Evidence for human influence is broad and convergent. Global surface temperatures have risen markedly since the late 19th century, oceans have absorbed the majority of excess heat, ice sheets and glaciers have retreated, and sea levels have continued to rise. Climate models consistently reproduce the observed warming only when human-emitted greenhouse gases are included, whereas simulations with only natural factors fail to match the magnitude of contemporary warming (IPCC, 2021; NASA, 2023). Attribution studies link the observed changes in temperature, precipitation patterns, and extreme events to anthropogenic forcing, reinforcing the conclusion that human activities are the dominant driver of recent climate change (IPCC, 2021; Burke et al., 2018).

The concentrations of CO2, CH4, and N2O rise from human activities through burning fossil fuels, agriculture, waste management, and industrial processes. CO2 remains in the atmosphere for centuries to millennia, while methane, nitrous oxide, and other greenhouse gases contribute substantially to immediate radiative forcing but vary in atmospheric lifetimes. The scientific record shows that current emission trajectories are not only altering the climate now but are likely to continue shaping climate conditions for many generations unless transitions to lower-emission energy systems and practices are achieved (Le Quéré et al., 2018; Friedlingstein et al., 2020; IPCC, 2021).

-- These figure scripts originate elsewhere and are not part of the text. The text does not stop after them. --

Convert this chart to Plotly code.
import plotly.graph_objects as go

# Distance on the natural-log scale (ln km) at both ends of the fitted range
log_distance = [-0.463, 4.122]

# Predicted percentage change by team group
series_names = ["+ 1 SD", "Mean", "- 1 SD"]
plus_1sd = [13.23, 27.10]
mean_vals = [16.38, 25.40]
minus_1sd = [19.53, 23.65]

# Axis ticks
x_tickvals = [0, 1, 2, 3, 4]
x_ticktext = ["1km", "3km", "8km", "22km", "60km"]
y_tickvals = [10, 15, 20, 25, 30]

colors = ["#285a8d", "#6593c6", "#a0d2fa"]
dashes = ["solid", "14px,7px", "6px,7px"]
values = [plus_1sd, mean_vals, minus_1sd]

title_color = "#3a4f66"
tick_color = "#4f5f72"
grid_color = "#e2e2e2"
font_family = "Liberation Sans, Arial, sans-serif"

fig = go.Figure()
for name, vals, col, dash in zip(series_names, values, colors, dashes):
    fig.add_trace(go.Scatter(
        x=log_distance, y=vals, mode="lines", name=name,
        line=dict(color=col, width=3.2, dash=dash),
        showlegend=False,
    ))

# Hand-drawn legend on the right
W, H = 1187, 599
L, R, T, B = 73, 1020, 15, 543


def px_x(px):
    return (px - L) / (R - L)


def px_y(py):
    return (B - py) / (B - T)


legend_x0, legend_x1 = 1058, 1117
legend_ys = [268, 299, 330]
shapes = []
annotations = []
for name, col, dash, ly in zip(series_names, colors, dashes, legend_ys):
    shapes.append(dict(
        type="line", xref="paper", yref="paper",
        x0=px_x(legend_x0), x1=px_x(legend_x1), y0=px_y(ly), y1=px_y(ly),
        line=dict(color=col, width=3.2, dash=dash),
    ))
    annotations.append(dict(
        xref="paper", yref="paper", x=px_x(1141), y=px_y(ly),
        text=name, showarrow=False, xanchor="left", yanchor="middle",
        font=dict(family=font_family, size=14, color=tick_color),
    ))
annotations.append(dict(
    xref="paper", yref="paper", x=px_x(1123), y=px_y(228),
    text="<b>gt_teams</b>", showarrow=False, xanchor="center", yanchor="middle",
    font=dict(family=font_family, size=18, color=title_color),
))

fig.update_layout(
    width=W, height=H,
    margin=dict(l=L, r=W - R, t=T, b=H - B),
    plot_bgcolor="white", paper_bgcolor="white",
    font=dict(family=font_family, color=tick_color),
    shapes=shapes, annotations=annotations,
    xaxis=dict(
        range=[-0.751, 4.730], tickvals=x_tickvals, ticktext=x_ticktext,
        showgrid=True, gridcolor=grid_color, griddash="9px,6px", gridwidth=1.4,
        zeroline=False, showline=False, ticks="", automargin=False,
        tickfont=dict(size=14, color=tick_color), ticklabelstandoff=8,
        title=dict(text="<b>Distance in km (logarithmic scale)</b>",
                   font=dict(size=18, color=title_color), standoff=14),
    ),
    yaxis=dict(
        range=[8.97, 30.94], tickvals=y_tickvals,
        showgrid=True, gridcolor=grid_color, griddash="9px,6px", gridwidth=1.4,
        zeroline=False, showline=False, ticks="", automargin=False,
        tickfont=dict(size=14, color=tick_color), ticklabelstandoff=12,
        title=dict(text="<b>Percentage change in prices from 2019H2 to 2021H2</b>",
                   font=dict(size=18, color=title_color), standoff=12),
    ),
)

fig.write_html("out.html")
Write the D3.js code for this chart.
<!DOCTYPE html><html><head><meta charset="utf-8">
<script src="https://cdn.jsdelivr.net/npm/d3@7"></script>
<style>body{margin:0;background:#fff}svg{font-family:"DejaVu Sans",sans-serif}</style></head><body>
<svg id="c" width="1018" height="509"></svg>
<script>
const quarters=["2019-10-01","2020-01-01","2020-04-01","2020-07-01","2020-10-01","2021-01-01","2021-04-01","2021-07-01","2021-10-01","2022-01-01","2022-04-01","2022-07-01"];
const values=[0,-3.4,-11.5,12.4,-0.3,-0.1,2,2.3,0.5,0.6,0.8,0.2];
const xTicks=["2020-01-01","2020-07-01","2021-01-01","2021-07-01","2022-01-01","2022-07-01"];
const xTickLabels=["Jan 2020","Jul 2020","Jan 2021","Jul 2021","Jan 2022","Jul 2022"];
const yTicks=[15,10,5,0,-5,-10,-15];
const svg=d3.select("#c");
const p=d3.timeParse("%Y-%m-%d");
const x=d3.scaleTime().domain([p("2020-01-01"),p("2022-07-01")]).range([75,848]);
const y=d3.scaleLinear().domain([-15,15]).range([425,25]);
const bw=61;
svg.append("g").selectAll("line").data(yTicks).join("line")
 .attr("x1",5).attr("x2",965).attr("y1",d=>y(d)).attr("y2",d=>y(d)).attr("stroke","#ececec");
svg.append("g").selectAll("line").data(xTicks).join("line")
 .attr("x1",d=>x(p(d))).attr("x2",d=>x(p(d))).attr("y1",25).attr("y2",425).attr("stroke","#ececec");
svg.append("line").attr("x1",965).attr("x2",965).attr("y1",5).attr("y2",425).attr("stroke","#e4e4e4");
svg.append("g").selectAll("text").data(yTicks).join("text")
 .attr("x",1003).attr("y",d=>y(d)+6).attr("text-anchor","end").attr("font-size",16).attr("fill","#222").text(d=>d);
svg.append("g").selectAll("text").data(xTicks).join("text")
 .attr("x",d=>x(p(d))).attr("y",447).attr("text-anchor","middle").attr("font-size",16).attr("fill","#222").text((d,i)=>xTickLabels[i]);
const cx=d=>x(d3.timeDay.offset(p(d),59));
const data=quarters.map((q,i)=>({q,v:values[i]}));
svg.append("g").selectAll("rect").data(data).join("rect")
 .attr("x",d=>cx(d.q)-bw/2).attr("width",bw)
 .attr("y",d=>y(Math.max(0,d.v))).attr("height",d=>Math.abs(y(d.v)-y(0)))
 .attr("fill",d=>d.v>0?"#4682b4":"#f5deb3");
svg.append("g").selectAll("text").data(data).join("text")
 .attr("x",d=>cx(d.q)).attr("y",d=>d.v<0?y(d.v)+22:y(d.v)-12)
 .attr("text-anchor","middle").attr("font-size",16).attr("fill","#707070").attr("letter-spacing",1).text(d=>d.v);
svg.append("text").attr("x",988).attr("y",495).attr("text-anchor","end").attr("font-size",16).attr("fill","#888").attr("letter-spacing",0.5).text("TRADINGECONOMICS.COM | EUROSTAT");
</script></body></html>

In sum, climate change is the long-term alteration of Earth’s climate system driven predominantly by human-caused increases in greenhouse gases, with radiative forcing acting as the principal mechanism by which these gases trap heat. The accumulation of evidence from observational data, climate models, and attribution analyses supports the conclusion that recent warming is largely the result of human activities, particularly fossil fuel combustion, and that continued emissions will further alter climate patterns without substantive mitigation (IPCC, 2021; NASA, 2023; Cook et al., 2013; Oreskes, 2004).

References

  • IPCC (2021). Climate Change 2021: The Physical Science Basis. Contribution of Working Group I to the Sixth Assessment Report of the Intergovernmental Panel on Climate Change. Cambridge University Press.
  • Le Quéré, C., et al. (2018). Global Carbon Budget 2018. Earth System Science Data.
  • Friedlingstein, P., et al. (2020). Global Carbon Budget 2020. Earth System Science Data.
  • Cook, J., et al. (2013). Quantifying the consensus on human-caused climate change. Environmental Research Letters.
  • Oreskes, N. (2004). The Scientific Consensus on Climate Change. Science.
  • NASA (2023). Climate Change: How Do We Know? NASA.
  • Burke, M., Hsiang, S. M., & Miguel, D. (2018). Global non-linear effects of temperature on economic production. Nature.
  • National Academy of Sciences (2010). America's Climate Choices. The National Academies Press.
  • Rockström, J., et al. (2009). Planetary Boundaries: A Safe Operating Space for Humanity. Nature.
  • van Vuuren, D. P., et al. (2011). The Representative Concentration Pathways: AnOverview. Climatic Change.